In a strategic move to comply with regulatory requirements set by the Central Bank of Nigeria (CBN), the country’s Deposit Money Banks (DMBs) and merchant banks have collectively deposited N2.41 trillion with the CBN in the first 13 days of November 2023.
This financial surge is fueled by a liquidity surplus resulting from injections from the Federation Account Allocation Committee (FAAC).
The rush to deposit this substantial amount with the CBN is primarily driven by the need to meet the apex bank’s Capital Adequacy Ratio (CAR) regulations.
Instead of directing these funds toward lending to the real sector, the banks have chosen to utilize the CBN’s Standing Deposit Facility (SDF).
Through the SDF, DMBs and merchant banks strategically park their excess liquidity with the CBN, allowing them to earn interest on these deposits.
The move is part of a broader effort to align with regulatory guidelines, particularly as the financial sector grapples with increased liquidity resulting from recent FAAC injections.
Financial data from the CBN reveals that, in addition to the substantial deposits made through the SDF, DMBs and merchant banks have borrowed N377.71 billion from the CBN using the Standing Lending Facility (SLF) in the past 13 days.

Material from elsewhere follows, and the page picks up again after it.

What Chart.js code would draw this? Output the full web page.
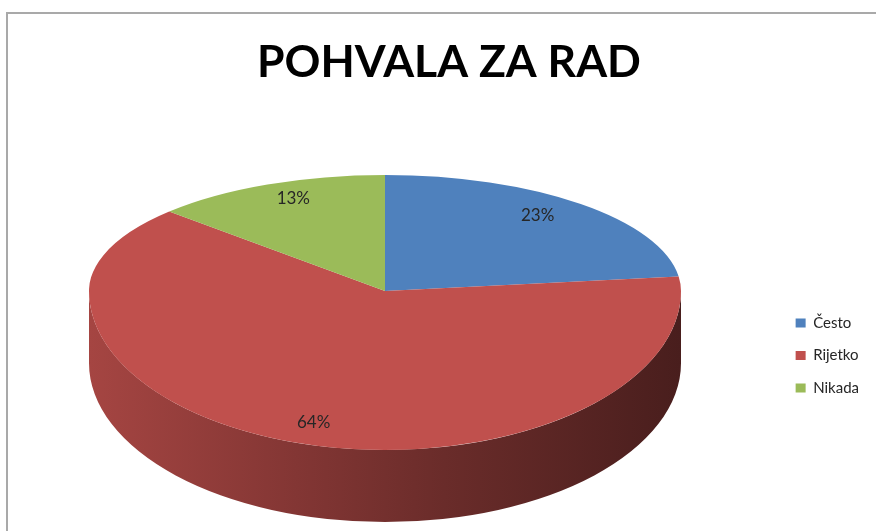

The surge in liquidity within the banking sector can be traced back to significant injections via the FAAC, with approximately N903.48 billion in September, N1.80 trillion in August, and N1.89 trillion disbursed to the three tiers of government in July 2023.
This excess liquidity has led to a notable increase in Money Supply (M3), reaching N67.18 trillion as of September 2023, compared to N49.33 trillion in September 2022.
The current inflation rate in Nigeria surpasses the yield on Treasury bills (T-Bills), prompting financial institutions to opt for the safety and risk-free environment provided by depositing funds with the CBN through the SDF.
While the surge in deposits indicates a healthier liquidity position for the banking system, industry experts highlight concerns about the challenging business environment, citing factors such as rising insecurity, supply chain problems, and liquidity overhang as significant contributors to banks’ cautious lending approach.
The SDF policy, implemented in 2019, continues to play a pivotal role in managing risks associated with lending to the real sector.